:: RECORD LIST
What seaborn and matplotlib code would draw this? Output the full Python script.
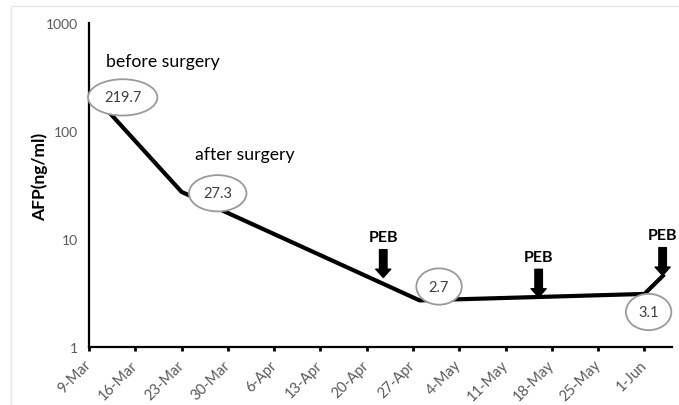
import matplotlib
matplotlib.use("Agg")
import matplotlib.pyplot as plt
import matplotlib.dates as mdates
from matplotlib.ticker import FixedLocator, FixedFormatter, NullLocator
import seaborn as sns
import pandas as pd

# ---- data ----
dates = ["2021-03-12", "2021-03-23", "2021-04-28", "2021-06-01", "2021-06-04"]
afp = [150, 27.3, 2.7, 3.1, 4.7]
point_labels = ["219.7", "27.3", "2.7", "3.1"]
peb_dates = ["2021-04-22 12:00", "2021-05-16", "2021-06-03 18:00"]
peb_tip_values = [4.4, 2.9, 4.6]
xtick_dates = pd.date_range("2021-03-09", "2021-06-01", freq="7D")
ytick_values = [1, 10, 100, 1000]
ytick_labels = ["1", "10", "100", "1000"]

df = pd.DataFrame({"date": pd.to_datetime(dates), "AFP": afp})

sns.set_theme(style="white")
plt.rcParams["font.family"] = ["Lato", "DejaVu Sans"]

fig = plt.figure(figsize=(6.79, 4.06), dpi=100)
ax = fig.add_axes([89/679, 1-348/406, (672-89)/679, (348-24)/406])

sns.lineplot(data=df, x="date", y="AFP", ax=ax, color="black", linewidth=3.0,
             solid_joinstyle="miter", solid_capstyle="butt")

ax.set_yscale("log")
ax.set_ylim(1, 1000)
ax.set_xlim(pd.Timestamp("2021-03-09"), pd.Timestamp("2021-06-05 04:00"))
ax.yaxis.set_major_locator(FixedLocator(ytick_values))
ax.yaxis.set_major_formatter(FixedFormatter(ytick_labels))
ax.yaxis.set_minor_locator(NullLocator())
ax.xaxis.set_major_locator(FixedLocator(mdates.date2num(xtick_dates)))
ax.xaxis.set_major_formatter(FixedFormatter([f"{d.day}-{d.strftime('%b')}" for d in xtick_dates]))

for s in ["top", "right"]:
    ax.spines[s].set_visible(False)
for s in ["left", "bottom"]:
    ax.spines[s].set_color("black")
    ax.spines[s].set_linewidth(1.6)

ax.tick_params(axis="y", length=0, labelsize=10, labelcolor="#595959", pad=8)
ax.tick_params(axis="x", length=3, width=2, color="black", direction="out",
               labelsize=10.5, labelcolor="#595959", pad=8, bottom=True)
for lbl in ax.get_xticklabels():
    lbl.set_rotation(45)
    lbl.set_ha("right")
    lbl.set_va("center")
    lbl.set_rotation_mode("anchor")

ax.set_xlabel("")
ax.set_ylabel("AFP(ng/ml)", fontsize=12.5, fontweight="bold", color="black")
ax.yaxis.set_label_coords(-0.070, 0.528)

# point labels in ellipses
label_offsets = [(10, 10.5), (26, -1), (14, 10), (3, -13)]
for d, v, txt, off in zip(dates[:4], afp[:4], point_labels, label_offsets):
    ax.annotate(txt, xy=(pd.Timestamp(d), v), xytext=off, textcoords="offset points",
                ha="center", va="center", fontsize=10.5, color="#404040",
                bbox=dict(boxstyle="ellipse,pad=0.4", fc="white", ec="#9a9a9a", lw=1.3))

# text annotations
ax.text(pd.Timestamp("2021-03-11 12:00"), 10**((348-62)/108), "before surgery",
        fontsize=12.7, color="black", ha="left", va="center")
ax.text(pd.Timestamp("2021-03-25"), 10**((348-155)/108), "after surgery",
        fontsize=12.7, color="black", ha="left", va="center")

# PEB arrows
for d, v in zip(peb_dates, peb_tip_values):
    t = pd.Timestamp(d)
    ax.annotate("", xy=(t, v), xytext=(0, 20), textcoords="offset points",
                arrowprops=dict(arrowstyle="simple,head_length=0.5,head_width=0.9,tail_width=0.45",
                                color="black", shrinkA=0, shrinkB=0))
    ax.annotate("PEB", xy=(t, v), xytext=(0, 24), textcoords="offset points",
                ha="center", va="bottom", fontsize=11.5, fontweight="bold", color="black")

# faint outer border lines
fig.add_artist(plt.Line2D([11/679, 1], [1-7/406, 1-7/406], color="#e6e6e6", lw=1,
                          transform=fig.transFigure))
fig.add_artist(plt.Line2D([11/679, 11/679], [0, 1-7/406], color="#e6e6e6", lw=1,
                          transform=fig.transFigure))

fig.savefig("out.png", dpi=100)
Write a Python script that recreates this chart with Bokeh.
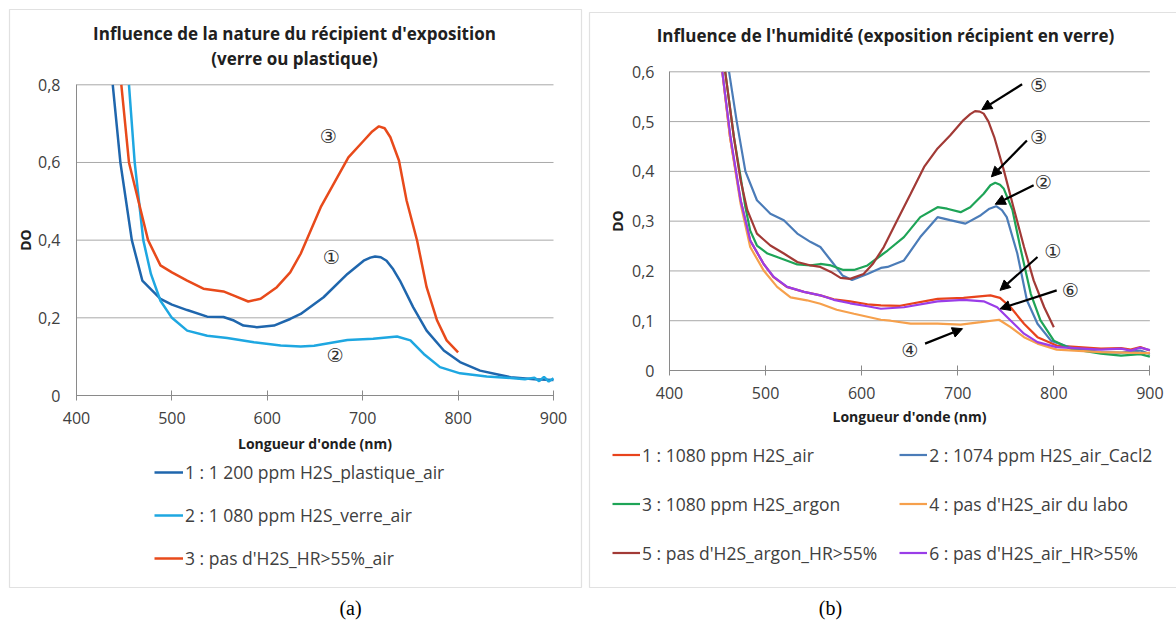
::::
Take the listing above and print it exactly, apart from the pictures.

RESULT FOR THIS TASK
What seaborn and matplotlib code would draw this? Output the full Python script.
import matplotlib
matplotlib.use("Agg")
import matplotlib.pyplot as plt
import matplotlib.dates as mdates
from matplotlib.ticker import FixedLocator, FixedFormatter, NullLocator
import seaborn as sns
import pandas as pd

# ---- data ----
dates = ["2021-03-12", "2021-03-23", "2021-04-28", "2021-06-01", "2021-06-04"]
afp = [150, 27.3, 2.7, 3.1, 4.7]
point_labels = ["219.7", "27.3", "2.7", "3.1"]
peb_dates = ["2021-04-22 12:00", "2021-05-16", "2021-06-03 18:00"]
peb_tip_values = [4.4, 2.9, 4.6]
xtick_dates = pd.date_range("2021-03-09", "2021-06-01", freq="7D")
ytick_values = [1, 10, 100, 1000]
ytick_labels = ["1", "10", "100", "1000"]

df = pd.DataFrame({"date": pd.to_datetime(dates), "AFP": afp})

sns.set_theme(style="white")
plt.rcParams["font.family"] = ["Lato", "DejaVu Sans"]

fig = plt.figure(figsize=(6.79, 4.06), dpi=100)
ax = fig.add_axes([89/679, 1-348/406, (672-89)/679, (348-24)/406])

sns.lineplot(data=df, x="date", y="AFP", ax=ax, color="black", linewidth=3.0,
             solid_joinstyle="miter", solid_capstyle="butt")

ax.set_yscale("log")
ax.set_ylim(1, 1000)
ax.set_xlim(pd.Timestamp("2021-03-09"), pd.Timestamp("2021-06-05 04:00"))
ax.yaxis.set_major_locator(FixedLocator(ytick_values))
ax.yaxis.set_major_formatter(FixedFormatter(ytick_labels))
ax.yaxis.set_minor_locator(NullLocator())
ax.xaxis.set_major_locator(FixedLocator(mdates.date2num(xtick_dates)))
ax.xaxis.set_major_formatter(FixedFormatter([f"{d.day}-{d.strftime('%b')}" for d in xtick_dates]))

for s in ["top", "right"]:
    ax.spines[s].set_visible(False)
for s in ["left", "bottom"]:
    ax.spines[s].set_color("black")
    ax.spines[s].set_linewidth(1.6)

ax.tick_params(axis="y", length=0, labelsize=10, labelcolor="#595959", pad=8)
ax.tick_params(axis="x", length=3, width=2, color="black", direction="out",
               labelsize=10.5, labelcolor="#595959", pad=8, bottom=True)
for lbl in ax.get_xticklabels():
    lbl.set_rotation(45)
    lbl.set_ha("right")
    lbl.set_va("center")
    lbl.set_rotation_mode("anchor")

ax.set_xlabel("")
ax.set_ylabel("AFP(ng/ml)", fontsize=12.5, fontweight="bold", color="black")
ax.yaxis.set_label_coords(-0.070, 0.528)

# point labels in ellipses
label_offsets = [(10, 10.5), (26, -1), (14, 10), (3, -13)]
for d, v, txt, off in zip(dates[:4], afp[:4], point_labels, label_offsets):
    ax.annotate(txt, xy=(pd.Timestamp(d), v), xytext=off, textcoords="offset points",
                ha="center", va="center", fontsize=10.5, color="#404040",
                bbox=dict(boxstyle="ellipse,pad=0.4", fc="white", ec="#9a9a9a", lw=1.3))

# text annotations
ax.text(pd.Timestamp("2021-03-11 12:00"), 10**((348-62)/108), "before surgery",
        fontsize=12.7, color="black", ha="left", va="center")
ax.text(pd.Timestamp("2021-03-25"), 10**((348-155)/108), "after surgery",
        fontsize=12.7, color="black", ha="left", va="center")

# PEB arrows
for d, v in zip(peb_dates, peb_tip_values):
    t = pd.Timestamp(d)
    ax.annotate("", xy=(t, v), xytext=(0, 20), textcoords="offset points",
                arrowprops=dict(arrowstyle="simple,head_length=0.5,head_width=0.9,tail_width=0.45",
                                color="black", shrinkA=0, shrinkB=0))
    ax.annotate("PEB", xy=(t, v), xytext=(0, 24), textcoords="offset points",
                ha="center", va="bottom", fontsize=11.5, fontweight="bold", color="black")

# faint outer border lines
fig.add_artist(plt.Line2D([11/679, 1], [1-7/406, 1-7/406], color="#e6e6e6", lw=1,
                          transform=fig.transFigure))
fig.add_artist(plt.Line2D([11/679, 11/679], [0, 1-7/406], color="#e6e6e6", lw=1,
                          transform=fig.transFigure))

fig.savefig("out.png", dpi=100)
Write a Python script that recreates this chart with Bokeh.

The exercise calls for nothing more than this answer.